A animação já foi adaptada para os cinemas em 2010 no filme “O Último Mestre do Ar“, escrito e dirigido por M. Night Shyamalan (“Fragmentado“). Entretanto, o longa acabou sendo não apenas um fracasso de crítica, mas uma verdadeira decepção para os fãs do desenho. Desse modo, a Netflix tem o desafio de fazer os fãs superarem o trauma causado pelo filme e passarem a ter esperanças de que a animação possa enfim ser adaptada com dignidade.
Não é uma tarefa fácil, e a produção exigirá um grande investimento por parte da Netflix para ter condições de ser bem sucedida, mas os primeiros passos para garantir a qualidade do seriado já foram dados.
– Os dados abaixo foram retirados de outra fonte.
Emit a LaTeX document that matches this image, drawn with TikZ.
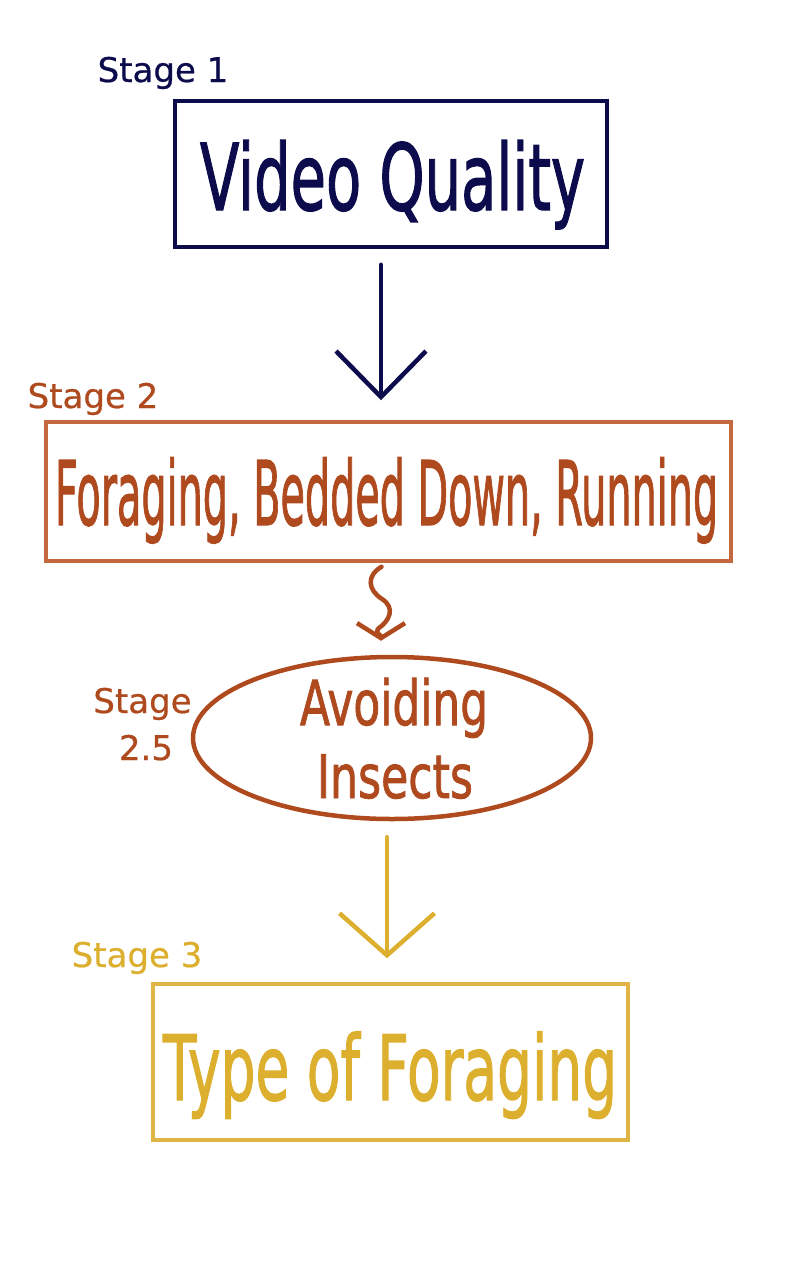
\documentclass[tikz,border=0pt]{standalone}
\usepackage{fontspec}
\setmainfont{DejaVu Sans}
\newfontfamily\heavyfont[FakeBold=1.6]{DejaVu Sans}
\newfontfamily\midfont[FakeBold=0.6]{DejaVu Sans}
\usepackage{graphicx}
\usetikzlibrary{arrows.meta,shapes.geometric}
\definecolor{navy}{HTML}{0C0B4C}
\definecolor{rust}{HTML}{AF4A1F}
\definecolor{rustbox}{HTML}{C4683F}
\definecolor{gold}{HTML}{DCAF2F}
\definecolor{goldbox}{HTML}{E0B545}
\tikzset{
  boxshape/.style={draw, rectangle, inner sep=0pt, line width=3.5pt},
  stagelbl/.style={anchor=base, inner sep=0pt, font=\midfont\fontsize{34}{34}\selectfont},
  bigtxt/.style={anchor=base, inner sep=0pt, font=\heavyfont},
  conn/.style={line width=4.5pt, line cap=round, line join=round},
}
\begin{document}
\begin{tikzpicture}[x=1pt,y=-1pt]
\useasboundingbox (0,0) rectangle (800,1262);
% Stage 1
\node[stagelbl, text=navy] (s1) at (163,82) {Stage 1};
\node[boxshape, draw=navy, minimum width=432pt, minimum height=146pt] (b1) at (391,174) {};
\node[bigtxt, text=navy] (t1) at (392.5,210) {\resizebox{385pt}{\height}{\fontsize{92}{92}\selectfont Video Quality}};
% Stage 2
\node[stagelbl, text=rust] (s2) at (93,408) {Stage 2};
\node[boxshape, draw=rustbox, minimum width=685pt, minimum height=139pt] (b2) at (388.5,491.5) {};
\node[bigtxt, text=rust] (t2) at (386.5,525) {\resizebox{663pt}{\height}{\fontsize{89}{89}\selectfont Foraging, Bedded Down, Running}};
% Stage 2.5
\node[stagelbl, text=rust] (s25a) at (142.5,713) {Stage};
\node[stagelbl, text=rust] (s25b) at (146,760) {2.5};
\node[draw=rust, ellipse, line width=4.5pt, inner sep=0pt, minimum width=398pt, minimum height=162pt] (ell) at (392,738) {};
\node[bigtxt, text=rust] (ta) at (394,725) {\resizebox{188pt}{\height}{\fontsize{62}{62}\selectfont Avoiding}};
\node[bigtxt, text=rust] (tb) at (395,798) {\resizebox{156pt}{\height}{\fontsize{60}{60}\selectfont Insects}};
% Stage 3
\node[stagelbl, text=gold] (s3) at (137,967) {Stage 3};
\node[boxshape, draw=goldbox, minimum width=475pt, minimum height=156pt] (b3) at (390.5,1062) {};
\node[bigtxt, text=gold] (t3) at (390,1100) {\resizebox{454pt}{\height}{\fontsize{90}{90}\selectfont Type of Foraging}};
% connectors
\draw[conn, navy, -{Straight Barb[length=46pt,width=90pt]}]
  ([xshift=-10pt,yshift=-16pt]b1.south) -- ([xshift=-7.5pt,yshift=20pt]b2.north);
\draw[conn, rust, -{Straight Barb[length=15pt,width=48pt]}]
  ([xshift=-7pt,yshift=-4pt]b2.south) .. controls (366,576) and (368,590) .. (382,599)
  .. controls (396,608) and (389,621) .. (379,628)
  .. controls (374,632) and (381,636) .. ([xshift=-11pt,yshift=14pt]ell.north);
\draw[conn, gold, -{Straight Barb[length=42pt,width=95pt]}]
  ([xshift=-5pt,yshift=-16pt]ell.south) -- ([xshift=-3.5pt,yshift=24pt]b3.north);
\end{tikzpicture}
\end{document}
Isso porque já foi anunciado que a série contará com Bryan Konietzko e Michael DiMartino, os criadores da animação, como seus produtores, o que deve assegurar que a série adapte com fidelidade a história do desenho.
Esses são apenas alguns exemplos do que a Netflix tem reservado para os próximos anos em termos de grandes produções, mas o questionamento persiste: teria a Netflix o potencial para produzir séries com a mesma qualidade das produções da HBO?
A resposta não poderia ser mais simples. A Netflix não só tem o potencial para fazer séries do mesmo nível das da HBO, como já o faz. “The Crown” é um retrato claro dessa realidade, mostrando que uma produção da Netflix pode sim competir com as séries da HBO em termos de qualidade. Quanto ao futuro, é inegável que a Netflix conta com propriedades com um potencial imenso em suas mãos, bastando agora efetuar os investimentos necessários para fazer delas os sucessos que podem ser.
Se a Netflix realmente vai aproveitar todo o seu potencial e, quem sabe, até mesmo superar a HBO, só o tempo dirá, mas sua postura recente demonstra que ela não entrou nesse jogo para perder. Em contrapartida, a HBO certamente não vai querer ficar para trás nessa disputa, e para se manter no topo vai precisar elevar ainda mais seu padrão de qualidade. E no final das contas, o grande vencedor acaba sendo o público, que pode ter uma certeza: enquanto existirem rivalidades como essa, o futuro do mundo do entretenimento continuará sendo promissor.